- Education: Durham University (PhD)
- Scientific career
- Fields: Molecular physics Optics
- Workplaces: University of Regensburg
- Thesis: Nanoengineering of organic light-emitting diodes (2000)
- Doctoral advisor: Ifor Samuel
- Website: https://lupton.app.uni-regensburg.de/jlupton.php

= John Lupton (physicist) =

British physicist

John Mark Lupton is a British physicist based at the University of Regensburg, where he is Professor of Experimental Physics.
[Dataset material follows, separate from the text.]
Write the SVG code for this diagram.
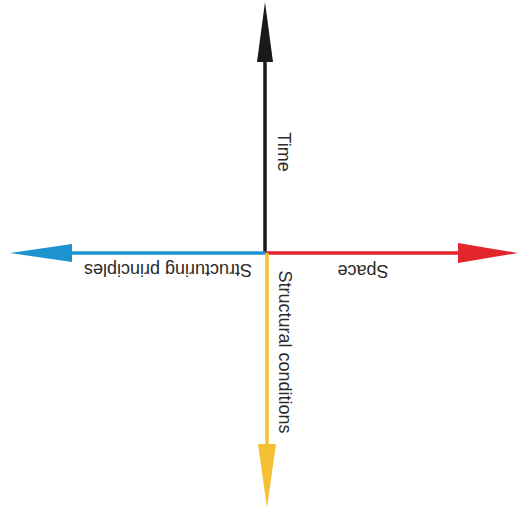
<svg xmlns="http://www.w3.org/2000/svg" width="522" height="515" viewBox="0 0 522 515">
<style>
.t{font-family:"Liberation Sans",Arial,sans-serif;font-size:18px;fill:#2a2a2a;text-anchor:middle;dominant-baseline:central}
.ln{stroke-width:3.5;fill:none}
.k{stroke:#1a1a1a}.kf{fill:#1a1a1a}
.r{stroke:#e3262b}.rf{fill:#e3262b}
.b{stroke:#1c93cf}.bf{fill:#1c93cf}
.y{stroke:#f4c136}.yf{fill:#f4c136}
</style>
<rect width="522" height="515" fill="#ffffff"/>
<g id="connectors">
<g id="time-axis"><line class="ln k" x1="265" y1="253" x2="265" y2="58"/><polygon class="kf" points="265,2 273,62 257,62"/></g>
<g id="space-axis"><line class="ln r" x1="265" y1="253" x2="462" y2="253"/><polygon class="rf" points="518,253 458,243 458,263"/></g>
<g id="principles-axis"><line class="ln b" x1="265" y1="253" x2="70" y2="253"/><polygon class="bf" points="10,253 72,244 72,262"/></g>
<g id="conditions-axis"><line class="ln y" x1="267" y1="253" x2="267" y2="448"/><polygon class="yf" points="267,508 258,444 276,444"/></g>
</g>
<g id="time"><text class="t" transform="translate(284,152) rotate(90)">Time</text></g>
<g id="space"><text class="t" transform="translate(363,271) rotate(180)">Space</text></g>
<g id="structuring-principles"><text class="t" transform="translate(168,270) rotate(180)">Structuring principles</text></g>
<g id="structural-conditions"><text class="t" transform="translate(285,352) rotate(90)">Structural conditions</text></g>
</svg>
He was Dean of the Department of Physics from 2015 to 2017 and from 2023 to 2025.

==Career==
Lupton completed his PhD under Ifor Samuel at Durham University in 2000. After a brief spell as a research fellow at the University of St Andrews, he was subsequently a project group leader at the Max Planck Institute for Polymer Research in Mainz (2001) and an assistant within the Photonics and Optoelectronics Group at LMU Munich (2002–2006).
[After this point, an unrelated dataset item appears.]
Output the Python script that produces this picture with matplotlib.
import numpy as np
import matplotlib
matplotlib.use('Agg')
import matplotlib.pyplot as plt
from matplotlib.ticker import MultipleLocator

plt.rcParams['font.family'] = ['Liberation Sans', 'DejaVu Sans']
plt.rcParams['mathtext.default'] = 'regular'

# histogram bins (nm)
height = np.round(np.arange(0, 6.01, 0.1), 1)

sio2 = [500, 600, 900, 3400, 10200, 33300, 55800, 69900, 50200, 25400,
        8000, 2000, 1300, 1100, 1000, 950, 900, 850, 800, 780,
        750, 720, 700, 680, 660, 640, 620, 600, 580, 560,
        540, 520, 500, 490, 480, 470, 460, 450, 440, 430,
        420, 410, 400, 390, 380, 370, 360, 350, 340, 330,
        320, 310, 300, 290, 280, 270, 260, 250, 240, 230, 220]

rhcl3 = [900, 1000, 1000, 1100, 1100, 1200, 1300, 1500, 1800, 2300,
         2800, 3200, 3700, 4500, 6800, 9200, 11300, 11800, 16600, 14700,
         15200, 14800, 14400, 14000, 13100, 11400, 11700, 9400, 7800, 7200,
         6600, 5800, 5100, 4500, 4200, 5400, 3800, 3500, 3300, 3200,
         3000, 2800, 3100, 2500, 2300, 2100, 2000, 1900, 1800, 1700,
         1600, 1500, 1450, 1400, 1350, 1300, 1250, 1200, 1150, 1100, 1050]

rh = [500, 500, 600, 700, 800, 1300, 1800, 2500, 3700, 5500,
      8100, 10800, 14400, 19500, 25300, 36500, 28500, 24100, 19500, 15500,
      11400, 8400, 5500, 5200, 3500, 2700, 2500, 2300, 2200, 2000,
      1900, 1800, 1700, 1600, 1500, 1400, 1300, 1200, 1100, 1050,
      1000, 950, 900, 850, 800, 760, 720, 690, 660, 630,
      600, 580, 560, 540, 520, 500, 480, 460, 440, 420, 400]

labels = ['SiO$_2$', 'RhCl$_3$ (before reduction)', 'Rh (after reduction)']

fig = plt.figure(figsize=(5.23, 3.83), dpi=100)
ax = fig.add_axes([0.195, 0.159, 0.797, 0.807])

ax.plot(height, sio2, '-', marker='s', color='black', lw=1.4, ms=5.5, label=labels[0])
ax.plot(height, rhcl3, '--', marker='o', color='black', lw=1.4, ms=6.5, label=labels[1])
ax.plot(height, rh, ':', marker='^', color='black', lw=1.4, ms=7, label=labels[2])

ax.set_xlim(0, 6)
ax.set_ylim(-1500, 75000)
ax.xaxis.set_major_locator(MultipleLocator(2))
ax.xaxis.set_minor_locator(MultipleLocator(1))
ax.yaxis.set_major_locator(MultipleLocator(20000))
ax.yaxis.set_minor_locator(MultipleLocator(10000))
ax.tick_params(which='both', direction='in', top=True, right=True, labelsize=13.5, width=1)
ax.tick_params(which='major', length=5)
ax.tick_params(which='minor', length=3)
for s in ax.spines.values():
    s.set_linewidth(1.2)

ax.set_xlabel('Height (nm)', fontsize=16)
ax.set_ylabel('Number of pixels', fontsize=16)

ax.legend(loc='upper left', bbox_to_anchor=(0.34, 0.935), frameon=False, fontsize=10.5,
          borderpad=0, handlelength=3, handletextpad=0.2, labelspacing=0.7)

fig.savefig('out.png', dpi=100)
In 2006, while still based in Munich, Lupton received the Max Auwärter Prize of the Austrian Physical Society. He joined the University of Utah in 2006 as an associate professor, moving to the University of Regensburg in 2010.

===Research===
At Regensburg, Lupton heads the Organic Semiconductors and Optical Nanostructures Group (or 'Lupton Group').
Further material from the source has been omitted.